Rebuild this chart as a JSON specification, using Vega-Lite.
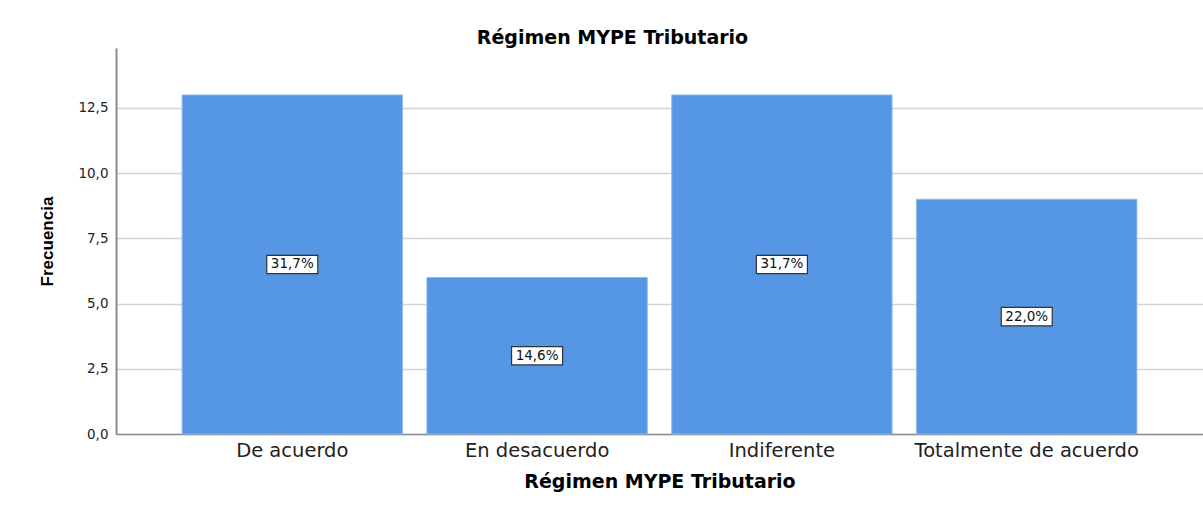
{
  "$schema": "https://vega.github.io/schema/vega-lite/v6.json",
  "width": 1087,
  "height": 386,
  "autosize": {"type": "none"},
  "padding": {"left": 116, "top": 48, "right": 0, "bottom": 86},
  "background": "white",
  "config": {
    "locale": {"number": {"decimal": ",", "thousands": ".", "grouping": [3], "currency": ["", " €"]}},
    "view": {"stroke": null},
    "font": "DejaVu Sans"
  },
  "title": {
    "text": "Régimen MYPE Tributario",
    "fontSize": 19,
    "fontWeight": "bold",
    "font": "DejaVu Sans",
    "color": "#000000",
    "anchor": "middle",
    "frame": "group",
    "dx": -47,
    "offset": 0
  },
  "data": {
    "values": [
      {"categoria": "De acuerdo", "frecuencia": 13, "pct": 0.317},
      {"categoria": "En desacuerdo", "frecuencia": 6, "pct": 0.146},
      {"categoria": "Indiferente", "frecuencia": 13, "pct": 0.317},
      {"categoria": "Totalmente de acuerdo", "frecuencia": 9, "pct": 0.22}
    ]
  },
  "encoding": {
    "x": {
      "field": "categoria",
      "type": "nominal",
      "sort": null,
      "scale": {"paddingInner": 0.1, "paddingOuter": 0.27},
      "axis": {
        "title": "Régimen MYPE Tributario",
        "titleFont": "DejaVu Sans",
        "titleFontSize": 19,
        "titleFontWeight": "bold",
        "titleColor": "#000000",
        "titlePadding": 13,
        "labelAngle": 0,
        "labelFontSize": 19.5,
        "labelLimit": 0,
        "labelColor": "#222222",
        "labelPadding": 7,
        "ticks": false,
        "domainColor": "#8c8c8c",
        "domainWidth": 1.5,
        "grid": false
      }
    }
  },
  "resolve": {"scale": {"y": "independent"}, "axis": {"y": "independent"}},
  "layer": [
    {
      "mark": {"type": "bar", "color": "#5596e5", "stroke": "#8fb9ee", "strokeWidth": 1},
      "encoding": {
        "y": {
          "field": "frecuencia",
          "type": "quantitative",
          "scale": {"domain": [0, 14.8], "nice": false, "zero": true},
          "axis": {
            "title": "Frecuencia",
            "titleFont": "Liberation Sans",
            "titleFontSize": 17,
            "titleFontWeight": "bold",
            "titleColor": "#000000",
            "titleX": -69,
            "titleY": 193,
            "titleAngle": -90,
            "titleAlign": "center",
            "titleBaseline": "middle",
            "values": [0, 2.5, 5, 7.5, 10, 12.5],
            "format": ".1f",
            "labelFontSize": 13.5,
            "labelColor": "#222222",
            "labelPadding": 8,
            "ticks": false,
            "domainColor": "#8c8c8c",
            "domainWidth": 2,
            "gridColor": "#d4d4d4",
            "gridWidth": 1.5
          }
        }
      }
    },
    {
      "mark": {"type": "point", "shape": "M-1,-0.36H1V0.36H-1Z", "filled": true, "fill": "#ffffff", "stroke": "#333333", "strokeWidth": 1.2, "opacity": 1, "size": 2601},
      "encoding": {
        "y": {"field": "frecuencia", "type": "quantitative", "scale": {"domain": [0, 29.6], "nice": false, "zero": true}, "axis": null}
      }
    },
    {
      "mark": {"type": "text", "fontSize": 13.5, "color": "#111111", "align": "center", "baseline": "middle"},
      "encoding": {
        "y": {"field": "frecuencia", "type": "quantitative", "scale": {"domain": [0, 29.6], "nice": false, "zero": true}, "axis": null},
        "text": {"field": "pct", "type": "quantitative", "format": ".1%"}
      }
    }
  ]
}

================================

Every line is to be duplicated exactly, though pictures stay out.

** The result **
Rebuild this chart as a JSON specification, using Vega-Lite.
{
  "$schema": "https://vega.github.io/schema/vega-lite/v6.json",
  "width": 1087,
  "height": 386,
  "autosize": {"type": "none"},
  "padding": {"left": 116, "top": 48, "right": 0, "bottom": 86},
  "background": "white",
  "config": {
    "locale": {"number": {"decimal": ",", "thousands": ".", "grouping": [3], "currency": ["", " €"]}},
    "view": {"stroke": null},
    "font": "DejaVu Sans"
  },
  "title": {
    "text": "Régimen MYPE Tributario",
    "fontSize": 19,
    "fontWeight": "bold",
    "font": "DejaVu Sans",
    "color": "#000000",
    "anchor": "middle",
    "frame": "group",
    "dx": -47,
    "offset": 0
  },
  "data": {
    "values": [
      {"categoria": "De acuerdo", "frecuencia": 13, "pct": 0.317},
      {"categoria": "En desacuerdo", "frecuencia": 6, "pct": 0.146},
      {"categoria": "Indiferente", "frecuencia": 13, "pct": 0.317},
      {"categoria": "Totalmente de acuerdo", "frecuencia": 9, "pct": 0.22}
    ]
  },
  "encoding": {
    "x": {
      "field": "categoria",
      "type": "nominal",
      "sort": null,
      "scale": {"paddingInner": 0.1, "paddingOuter": 0.27},
      "axis": {
        "title": "Régimen MYPE Tributario",
        "titleFont": "DejaVu Sans",
        "titleFontSize": 19,
        "titleFontWeight": "bold",
        "titleColor": "#000000",
        "titlePadding": 13,
        "labelAngle": 0,
        "labelFontSize": 19.5,
        "labelLimit": 0,
        "labelColor": "#222222",
        "labelPadding": 7,
        "ticks": false,
        "domainColor": "#8c8c8c",
        "domainWidth": 1.5,
        "grid": false
      }
    }
  },
  "resolve": {"scale": {"y": "independent"}, "axis": {"y": "independent"}},
  "layer": [
    {
      "mark": {"type": "bar", "color": "#5596e5", "stroke": "#8fb9ee", "strokeWidth": 1},
      "encoding": {
        "y": {
          "field": "frecuencia",
          "type": "quantitative",
          "scale": {"domain": [0, 14.8], "nice": false, "zero": true},
          "axis": {
            "title": "Frecuencia",
            "titleFont": "Liberation Sans",
            "titleFontSize": 17,
            "titleFontWeight": "bold",
            "titleColor": "#000000",
            "titleX": -69,
            "titleY": 193,
            "titleAngle": -90,
            "titleAlign": "center",
            "titleBaseline": "middle",
            "values": [0, 2.5, 5, 7.5, 10, 12.5],
            "format": ".1f",
            "labelFontSize": 13.5,
            "labelColor": "#222222",
            "labelPadding": 8,
            "ticks": false,
            "domainColor": "#8c8c8c",
            "domainWidth": 2,
            "gridColor": "#d4d4d4",
            "gridWidth": 1.5
          }
        }
      }
    },
    {
      "mark": {"type": "point", "shape": "M-1,-0.36H1V0.36H-1Z", "filled": true, "fill": "#ffffff", "stroke": "#333333", "strokeWidth": 1.2, "opacity": 1, "size": 2601},
      "encoding": {
        "y": {"field": "frecuencia", "type": "quantitative", "scale": {"domain": [0, 29.6], "nice": false, "zero": true}, "axis": null}
      }
    },
    {
      "mark": {"type": "text", "fontSize": 13.5, "color": "#111111", "align": "center", "baseline": "middle"},
      "encoding": {
        "y": {"field": "frecuencia", "type": "quantitative", "scale": {"domain": [0, 29.6], "nice": false, "zero": true}, "axis": null},
        "text": {"field": "pct", "type": "quantitative", "format": ".1%"}
      }
    }
  ]
}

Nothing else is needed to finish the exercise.